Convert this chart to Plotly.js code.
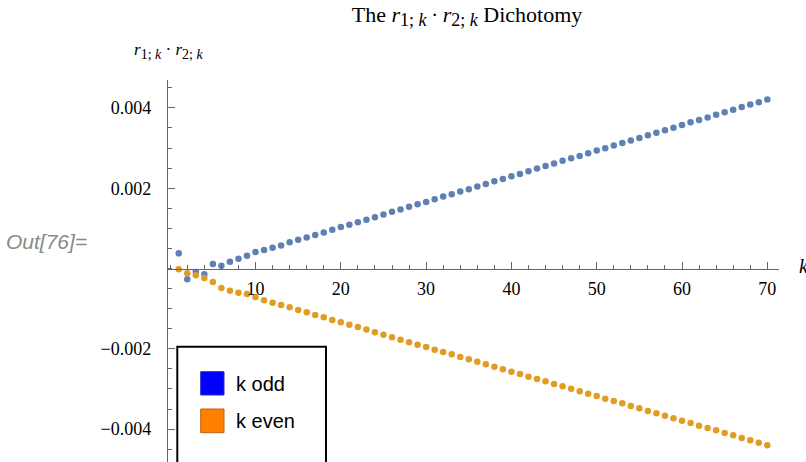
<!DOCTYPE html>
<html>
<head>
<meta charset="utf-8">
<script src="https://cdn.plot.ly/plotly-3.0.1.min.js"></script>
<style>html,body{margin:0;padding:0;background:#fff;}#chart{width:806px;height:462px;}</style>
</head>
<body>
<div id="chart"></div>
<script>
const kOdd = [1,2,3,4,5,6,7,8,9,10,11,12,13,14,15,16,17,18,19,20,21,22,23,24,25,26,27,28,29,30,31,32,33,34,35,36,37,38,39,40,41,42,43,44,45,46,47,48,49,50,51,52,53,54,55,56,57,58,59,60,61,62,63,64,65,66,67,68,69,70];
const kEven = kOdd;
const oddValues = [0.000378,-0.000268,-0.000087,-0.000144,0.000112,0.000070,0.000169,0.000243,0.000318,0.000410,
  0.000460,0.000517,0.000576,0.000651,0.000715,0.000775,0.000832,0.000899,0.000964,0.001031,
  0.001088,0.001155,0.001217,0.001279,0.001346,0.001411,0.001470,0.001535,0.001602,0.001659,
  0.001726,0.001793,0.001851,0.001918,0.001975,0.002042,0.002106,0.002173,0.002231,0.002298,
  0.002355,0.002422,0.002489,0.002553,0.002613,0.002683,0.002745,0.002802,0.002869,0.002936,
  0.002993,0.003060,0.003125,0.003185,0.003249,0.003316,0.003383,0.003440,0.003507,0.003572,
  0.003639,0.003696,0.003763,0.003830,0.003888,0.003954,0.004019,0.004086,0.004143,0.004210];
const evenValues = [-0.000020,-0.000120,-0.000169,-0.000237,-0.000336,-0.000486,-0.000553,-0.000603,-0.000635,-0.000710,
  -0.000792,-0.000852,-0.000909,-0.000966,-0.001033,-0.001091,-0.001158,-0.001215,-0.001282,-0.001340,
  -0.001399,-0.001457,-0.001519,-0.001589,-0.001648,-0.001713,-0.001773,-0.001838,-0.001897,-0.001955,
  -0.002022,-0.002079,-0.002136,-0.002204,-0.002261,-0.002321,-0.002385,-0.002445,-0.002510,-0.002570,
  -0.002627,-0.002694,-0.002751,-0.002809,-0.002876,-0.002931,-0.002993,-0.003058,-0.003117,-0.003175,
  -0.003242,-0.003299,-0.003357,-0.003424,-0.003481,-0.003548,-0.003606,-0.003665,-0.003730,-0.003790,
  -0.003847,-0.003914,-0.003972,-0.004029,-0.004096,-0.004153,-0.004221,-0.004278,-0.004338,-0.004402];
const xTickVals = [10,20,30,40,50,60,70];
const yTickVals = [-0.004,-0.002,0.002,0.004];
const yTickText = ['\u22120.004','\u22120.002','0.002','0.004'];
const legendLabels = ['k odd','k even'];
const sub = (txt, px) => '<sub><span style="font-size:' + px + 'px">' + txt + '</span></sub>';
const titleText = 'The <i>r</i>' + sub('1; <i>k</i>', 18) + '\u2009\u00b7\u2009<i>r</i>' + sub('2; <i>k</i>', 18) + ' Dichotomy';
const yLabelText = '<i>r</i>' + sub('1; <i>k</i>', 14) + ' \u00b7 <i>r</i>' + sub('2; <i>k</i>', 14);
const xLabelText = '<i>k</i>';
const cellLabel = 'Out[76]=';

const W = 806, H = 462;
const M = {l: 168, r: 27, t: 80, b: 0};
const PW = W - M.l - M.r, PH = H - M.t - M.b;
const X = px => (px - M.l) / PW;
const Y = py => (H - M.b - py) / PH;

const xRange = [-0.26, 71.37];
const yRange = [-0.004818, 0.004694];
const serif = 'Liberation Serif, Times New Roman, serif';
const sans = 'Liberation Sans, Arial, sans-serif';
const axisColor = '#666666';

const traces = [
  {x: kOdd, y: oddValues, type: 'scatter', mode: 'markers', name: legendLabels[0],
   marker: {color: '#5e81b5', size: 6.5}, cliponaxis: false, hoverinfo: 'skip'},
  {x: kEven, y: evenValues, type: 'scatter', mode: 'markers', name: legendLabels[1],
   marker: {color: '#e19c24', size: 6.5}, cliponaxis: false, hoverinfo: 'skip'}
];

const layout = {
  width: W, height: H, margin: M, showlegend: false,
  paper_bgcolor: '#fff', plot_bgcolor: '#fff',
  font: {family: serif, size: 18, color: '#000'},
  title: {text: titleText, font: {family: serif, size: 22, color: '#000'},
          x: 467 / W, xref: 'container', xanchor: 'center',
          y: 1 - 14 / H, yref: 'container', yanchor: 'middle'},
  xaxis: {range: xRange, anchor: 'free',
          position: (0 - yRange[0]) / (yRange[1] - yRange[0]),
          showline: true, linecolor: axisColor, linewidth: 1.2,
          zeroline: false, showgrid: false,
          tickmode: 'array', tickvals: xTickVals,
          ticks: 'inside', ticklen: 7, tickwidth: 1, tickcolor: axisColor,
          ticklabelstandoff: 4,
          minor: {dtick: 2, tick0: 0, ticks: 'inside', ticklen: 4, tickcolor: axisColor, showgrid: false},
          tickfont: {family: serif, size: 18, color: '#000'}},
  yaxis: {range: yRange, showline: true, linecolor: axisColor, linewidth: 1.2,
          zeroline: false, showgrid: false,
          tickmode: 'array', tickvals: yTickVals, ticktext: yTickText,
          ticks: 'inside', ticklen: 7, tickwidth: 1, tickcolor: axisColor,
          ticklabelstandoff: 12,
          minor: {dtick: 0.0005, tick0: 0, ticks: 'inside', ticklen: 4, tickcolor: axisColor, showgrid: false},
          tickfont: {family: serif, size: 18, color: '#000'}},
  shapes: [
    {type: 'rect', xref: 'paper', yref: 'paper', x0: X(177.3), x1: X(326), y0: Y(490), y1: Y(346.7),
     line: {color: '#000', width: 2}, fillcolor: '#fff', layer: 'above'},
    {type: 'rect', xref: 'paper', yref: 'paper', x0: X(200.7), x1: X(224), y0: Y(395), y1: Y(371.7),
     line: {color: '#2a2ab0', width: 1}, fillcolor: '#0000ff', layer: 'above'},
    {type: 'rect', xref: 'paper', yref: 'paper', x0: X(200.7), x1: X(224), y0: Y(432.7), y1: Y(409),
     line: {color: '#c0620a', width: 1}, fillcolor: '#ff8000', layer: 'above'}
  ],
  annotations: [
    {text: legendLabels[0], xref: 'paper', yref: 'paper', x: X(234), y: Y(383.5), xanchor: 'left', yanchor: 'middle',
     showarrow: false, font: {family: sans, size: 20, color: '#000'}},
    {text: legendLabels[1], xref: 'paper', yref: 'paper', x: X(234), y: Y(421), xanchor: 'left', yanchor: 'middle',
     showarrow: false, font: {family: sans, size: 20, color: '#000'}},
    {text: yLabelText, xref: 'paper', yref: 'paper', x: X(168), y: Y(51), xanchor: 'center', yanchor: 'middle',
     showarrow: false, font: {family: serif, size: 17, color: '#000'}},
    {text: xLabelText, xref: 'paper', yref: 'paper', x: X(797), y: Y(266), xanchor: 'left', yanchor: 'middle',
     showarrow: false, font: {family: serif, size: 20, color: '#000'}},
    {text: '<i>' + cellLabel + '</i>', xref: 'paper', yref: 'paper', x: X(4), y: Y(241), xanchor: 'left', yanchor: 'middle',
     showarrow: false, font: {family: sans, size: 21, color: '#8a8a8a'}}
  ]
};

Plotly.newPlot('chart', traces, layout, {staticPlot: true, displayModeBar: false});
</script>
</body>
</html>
________
• Task prompt: Retype the whole listing exactly and leave the pictures out.

• Solution to this task:
Convert this chart to Plotly.js code.
<!DOCTYPE html>
<html>
<head>
<meta charset="utf-8">
<script src="https://cdn.plot.ly/plotly-3.0.1.min.js"></script>
<style>html,body{margin:0;padding:0;background:#fff;}#chart{width:806px;height:462px;}</style>
</head>
<body>
<div id="chart"></div>
<script>
const kOdd = [1,2,3,4,5,6,7,8,9,10,11,12,13,14,15,16,17,18,19,20,21,22,23,24,25,26,27,28,29,30,31,32,33,34,35,36,37,38,39,40,41,42,43,44,45,46,47,48,49,50,51,52,53,54,55,56,57,58,59,60,61,62,63,64,65,66,67,68,69,70];
const kEven = kOdd;
const oddValues = [0.000378,-0.000268,-0.000087,-0.000144,0.000112,0.000070,0.000169,0.000243,0.000318,0.000410,
  0.000460,0.000517,0.000576,0.000651,0.000715,0.000775,0.000832,0.000899,0.000964,0.001031,
  0.001088,0.001155,0.001217,0.001279,0.001346,0.001411,0.001470,0.001535,0.001602,0.001659,
  0.001726,0.001793,0.001851,0.001918,0.001975,0.002042,0.002106,0.002173,0.002231,0.002298,
  0.002355,0.002422,0.002489,0.002553,0.002613,0.002683,0.002745,0.002802,0.002869,0.002936,
  0.002993,0.003060,0.003125,0.003185,0.003249,0.003316,0.003383,0.003440,0.003507,0.003572,
  0.003639,0.003696,0.003763,0.003830,0.003888,0.003954,0.004019,0.004086,0.004143,0.004210];
const evenValues = [-0.000020,-0.000120,-0.000169,-0.000237,-0.000336,-0.000486,-0.000553,-0.000603,-0.000635,-0.000710,
  -0.000792,-0.000852,-0.000909,-0.000966,-0.001033,-0.001091,-0.001158,-0.001215,-0.001282,-0.001340,
  -0.001399,-0.001457,-0.001519,-0.001589,-0.001648,-0.001713,-0.001773,-0.001838,-0.001897,-0.001955,
  -0.002022,-0.002079,-0.002136,-0.002204,-0.002261,-0.002321,-0.002385,-0.002445,-0.002510,-0.002570,
  -0.002627,-0.002694,-0.002751,-0.002809,-0.002876,-0.002931,-0.002993,-0.003058,-0.003117,-0.003175,
  -0.003242,-0.003299,-0.003357,-0.003424,-0.003481,-0.003548,-0.003606,-0.003665,-0.003730,-0.003790,
  -0.003847,-0.003914,-0.003972,-0.004029,-0.004096,-0.004153,-0.004221,-0.004278,-0.004338,-0.004402];
const xTickVals = [10,20,30,40,50,60,70];
const yTickVals = [-0.004,-0.002,0.002,0.004];
const yTickText = ['\u22120.004','\u22120.002','0.002','0.004'];
const legendLabels = ['k odd','k even'];
const sub = (txt, px) => '<sub><span style="font-size:' + px + 'px">' + txt + '</span></sub>';
const titleText = 'The <i>r</i>' + sub('1; <i>k</i>', 18) + '\u2009\u00b7\u2009<i>r</i>' + sub('2; <i>k</i>', 18) + ' Dichotomy';
const yLabelText = '<i>r</i>' + sub('1; <i>k</i>', 14) + ' \u00b7 <i>r</i>' + sub('2; <i>k</i>', 14);
const xLabelText = '<i>k</i>';
const cellLabel = 'Out[76]=';

const W = 806, H = 462;
const M = {l: 168, r: 27, t: 80, b: 0};
const PW = W - M.l - M.r, PH = H - M.t - M.b;
const X = px => (px - M.l) / PW;
const Y = py => (H - M.b - py) / PH;

const xRange = [-0.26, 71.37];
const yRange = [-0.004818, 0.004694];
const serif = 'Liberation Serif, Times New Roman, serif';
const sans = 'Liberation Sans, Arial, sans-serif';
const axisColor = '#666666';

const traces = [
  {x: kOdd, y: oddValues, type: 'scatter', mode: 'markers', name: legendLabels[0],
   marker: {color: '#5e81b5', size: 6.5}, cliponaxis: false, hoverinfo: 'skip'},
  {x: kEven, y: evenValues, type: 'scatter', mode: 'markers', name: legendLabels[1],
   marker: {color: '#e19c24', size: 6.5}, cliponaxis: false, hoverinfo: 'skip'}
];

const layout = {
  width: W, height: H, margin: M, showlegend: false,
  paper_bgcolor: '#fff', plot_bgcolor: '#fff',
  font: {family: serif, size: 18, color: '#000'},
  title: {text: titleText, font: {family: serif, size: 22, color: '#000'},
          x: 467 / W, xref: 'container', xanchor: 'center',
          y: 1 - 14 / H, yref: 'container', yanchor: 'middle'},
  xaxis: {range: xRange, anchor: 'free',
          position: (0 - yRange[0]) / (yRange[1] - yRange[0]),
          showline: true, linecolor: axisColor, linewidth: 1.2,
          zeroline: false, showgrid: false,
          tickmode: 'array', tickvals: xTickVals,
          ticks: 'inside', ticklen: 7, tickwidth: 1, tickcolor: axisColor,
          ticklabelstandoff: 4,
          minor: {dtick: 2, tick0: 0, ticks: 'inside', ticklen: 4, tickcolor: axisColor, showgrid: false},
          tickfont: {family: serif, size: 18, color: '#000'}},
  yaxis: {range: yRange, showline: true, linecolor: axisColor, linewidth: 1.2,
          zeroline: false, showgrid: false,
          tickmode: 'array', tickvals: yTickVals, ticktext: yTickText,
          ticks: 'inside', ticklen: 7, tickwidth: 1, tickcolor: axisColor,
          ticklabelstandoff: 12,
          minor: {dtick: 0.0005, tick0: 0, ticks: 'inside', ticklen: 4, tickcolor: axisColor, showgrid: false},
          tickfont: {family: serif, size: 18, color: '#000'}},
  shapes: [
    {type: 'rect', xref: 'paper', yref: 'paper', x0: X(177.3), x1: X(326), y0: Y(490), y1: Y(346.7),
     line: {color: '#000', width: 2}, fillcolor: '#fff', layer: 'above'},
    {type: 'rect', xref: 'paper', yref: 'paper', x0: X(200.7), x1: X(224), y0: Y(395), y1: Y(371.7),
     line: {color: '#2a2ab0', width: 1}, fillcolor: '#0000ff', layer: 'above'},
    {type: 'rect', xref: 'paper', yref: 'paper', x0: X(200.7), x1: X(224), y0: Y(432.7), y1: Y(409),
     line: {color: '#c0620a', width: 1}, fillcolor: '#ff8000', layer: 'above'}
  ],
  annotations: [
    {text: legendLabels[0], xref: 'paper', yref: 'paper', x: X(234), y: Y(383.5), xanchor: 'left', yanchor: 'middle',
     showarrow: false, font: {family: sans, size: 20, color: '#000'}},
    {text: legendLabels[1], xref: 'paper', yref: 'paper', x: X(234), y: Y(421), xanchor: 'left', yanchor: 'middle',
     showarrow: false, font: {family: sans, size: 20, color: '#000'}},
    {text: yLabelText, xref: 'paper', yref: 'paper', x: X(168), y: Y(51), xanchor: 'center', yanchor: 'middle',
     showarrow: false, font: {family: serif, size: 17, color: '#000'}},
    {text: xLabelText, xref: 'paper', yref: 'paper', x: X(797), y: Y(266), xanchor: 'left', yanchor: 'middle',
     showarrow: false, font: {family: serif, size: 20, color: '#000'}},
    {text: '<i>' + cellLabel + '</i>', xref: 'paper', yref: 'paper', x: X(4), y: Y(241), xanchor: 'left', yanchor: 'middle',
     showarrow: false, font: {family: sans, size: 21, color: '#8a8a8a'}}
  ]
};

Plotly.newPlot('chart', traces, layout, {staticPlot: true, displayModeBar: false});
</script>
</body>
</html>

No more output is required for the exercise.